## REQUIREMENTS
Extract everything from the first line through the line with "40.15, 41.28, 42.2]", both ends included, except for any pictures.

## SOURCE EXCERPT
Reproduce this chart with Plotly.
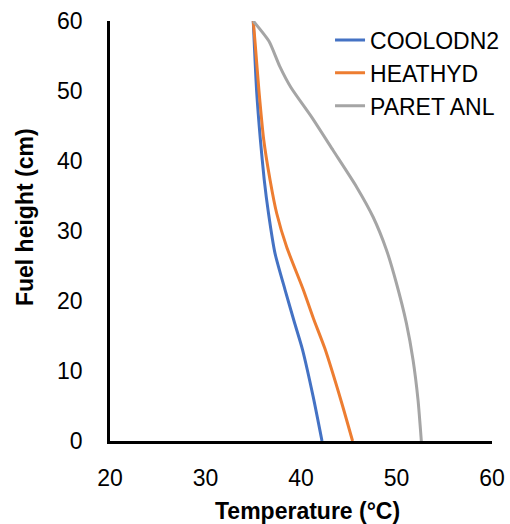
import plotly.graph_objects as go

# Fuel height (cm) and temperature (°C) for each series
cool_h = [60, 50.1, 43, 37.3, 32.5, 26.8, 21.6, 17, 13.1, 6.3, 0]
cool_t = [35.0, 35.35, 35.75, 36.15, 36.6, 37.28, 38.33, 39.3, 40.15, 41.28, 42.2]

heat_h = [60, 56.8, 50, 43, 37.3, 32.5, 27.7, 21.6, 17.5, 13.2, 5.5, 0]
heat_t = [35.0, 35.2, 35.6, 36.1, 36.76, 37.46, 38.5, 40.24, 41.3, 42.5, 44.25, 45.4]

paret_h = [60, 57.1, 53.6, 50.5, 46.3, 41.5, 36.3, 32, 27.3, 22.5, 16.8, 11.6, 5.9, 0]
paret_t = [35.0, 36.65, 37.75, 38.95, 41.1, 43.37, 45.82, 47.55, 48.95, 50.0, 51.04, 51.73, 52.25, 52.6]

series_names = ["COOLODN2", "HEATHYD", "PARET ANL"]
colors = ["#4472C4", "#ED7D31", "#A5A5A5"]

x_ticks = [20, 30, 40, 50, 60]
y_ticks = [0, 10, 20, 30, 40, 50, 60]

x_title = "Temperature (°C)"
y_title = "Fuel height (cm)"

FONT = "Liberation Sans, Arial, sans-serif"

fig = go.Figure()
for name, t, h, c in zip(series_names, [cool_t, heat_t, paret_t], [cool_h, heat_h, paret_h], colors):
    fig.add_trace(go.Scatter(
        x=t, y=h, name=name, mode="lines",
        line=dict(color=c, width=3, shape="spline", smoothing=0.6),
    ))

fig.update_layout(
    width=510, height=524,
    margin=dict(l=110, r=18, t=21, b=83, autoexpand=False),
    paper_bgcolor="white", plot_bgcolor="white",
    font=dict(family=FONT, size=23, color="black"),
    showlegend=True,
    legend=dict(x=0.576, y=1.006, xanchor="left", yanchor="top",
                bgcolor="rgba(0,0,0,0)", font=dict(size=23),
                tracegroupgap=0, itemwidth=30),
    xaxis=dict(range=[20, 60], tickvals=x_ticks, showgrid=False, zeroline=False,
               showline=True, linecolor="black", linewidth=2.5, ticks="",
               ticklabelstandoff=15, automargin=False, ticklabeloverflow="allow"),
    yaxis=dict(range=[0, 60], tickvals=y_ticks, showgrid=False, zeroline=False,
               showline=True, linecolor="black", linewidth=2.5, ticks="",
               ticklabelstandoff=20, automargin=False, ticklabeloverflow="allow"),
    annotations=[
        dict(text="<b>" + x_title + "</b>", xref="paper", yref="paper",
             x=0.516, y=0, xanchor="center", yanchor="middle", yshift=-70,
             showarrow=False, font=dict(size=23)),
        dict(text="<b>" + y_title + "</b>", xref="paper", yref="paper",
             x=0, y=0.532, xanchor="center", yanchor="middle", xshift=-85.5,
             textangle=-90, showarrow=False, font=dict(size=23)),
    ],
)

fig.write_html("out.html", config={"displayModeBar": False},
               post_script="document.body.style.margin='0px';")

## RESULT FOR THIS EXERCISE
Reproduce this chart with Plotly.
import plotly.graph_objects as go

# Fuel height (cm) and temperature (°C) for each series
cool_h = [60, 50.1, 43, 37.3, 32.5, 26.8, 21.6, 17, 13.1, 6.3, 0]
cool_t = [35.0, 35.35, 35.75, 36.15, 36.6, 37.28, 38.33, 39.3, 40.15, 41.28, 42.2]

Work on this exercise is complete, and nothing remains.